We’re mostly interested in summaries of these data right now (CLIMDEX, BIOCLIM, and custom statistics), and once these are calculated the raw data themselves will not be accessed frequently. But infrequently is not the same as never, so I can’t just put them on a spare hard drive in a drawer.

What are the compression options available to me, and what is the trade-off between speed and size for the NetCDF files I’m working with?

There are three major file compression tools on linux, the venerable gzip, bzip2, and the newer xz. I tried them out on a 285MB NetCDF file, one of the very many I’m working with. I included most compression (-9) and fastest (-1) options for each of the three tools, plus the default (-6) for gzip and xz. bzip2 doesn’t have the same range of options, just best (the default) and fast.

There wasn’t a huge difference in compression for this type of file, with the best (bzip2 -best) resulting in 2.4% of the original, and the worst (gzip -1) in 7.9% of the original size.

Speed, though: anywhere from 2.9 to 90.0 seconds to compress a single file.
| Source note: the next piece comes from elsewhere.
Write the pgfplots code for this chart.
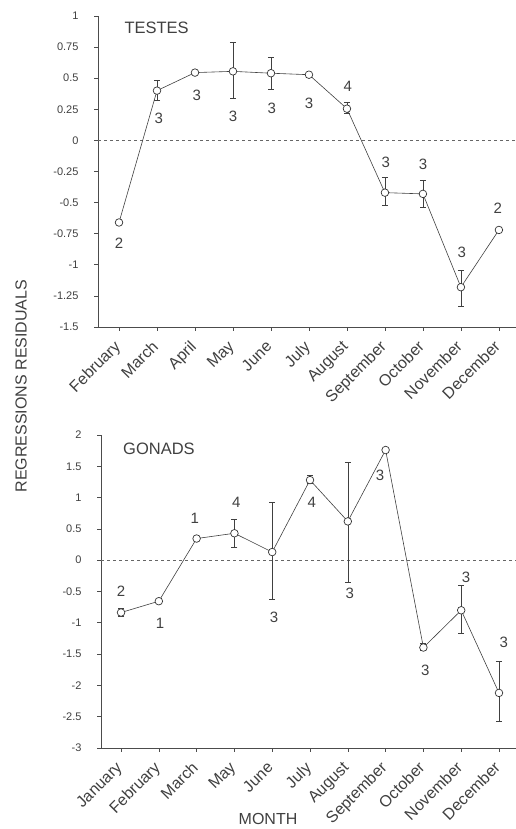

Uncompression time was about 1.6 seconds for gzip and xz regardless of option, and 3.2-3.6 for bzip2.

Compression tool results

For this file format, xz was useless: slow and not the most effective. bzip2 produced the smallest files, but not by a huge amount. gzip was fastest, but produced the largest files even on the best mode.

This matches what I expected, but the specifics are useful:

  • Using bzip2 -best I could get one set of files from 167GB to 4GB, but it would take 9.5 hours to do so.
  • Using gzip -1 I could get that set of files down to 13GB, and it would only take 24 minutes.

I think that’s a fair trade-off. The extra 9 hours is more important to me than the extra 9GB, and accessing a single file in 1.5 seconds instead of 3.5 also improves usability on the occasions when we need to access the raw data.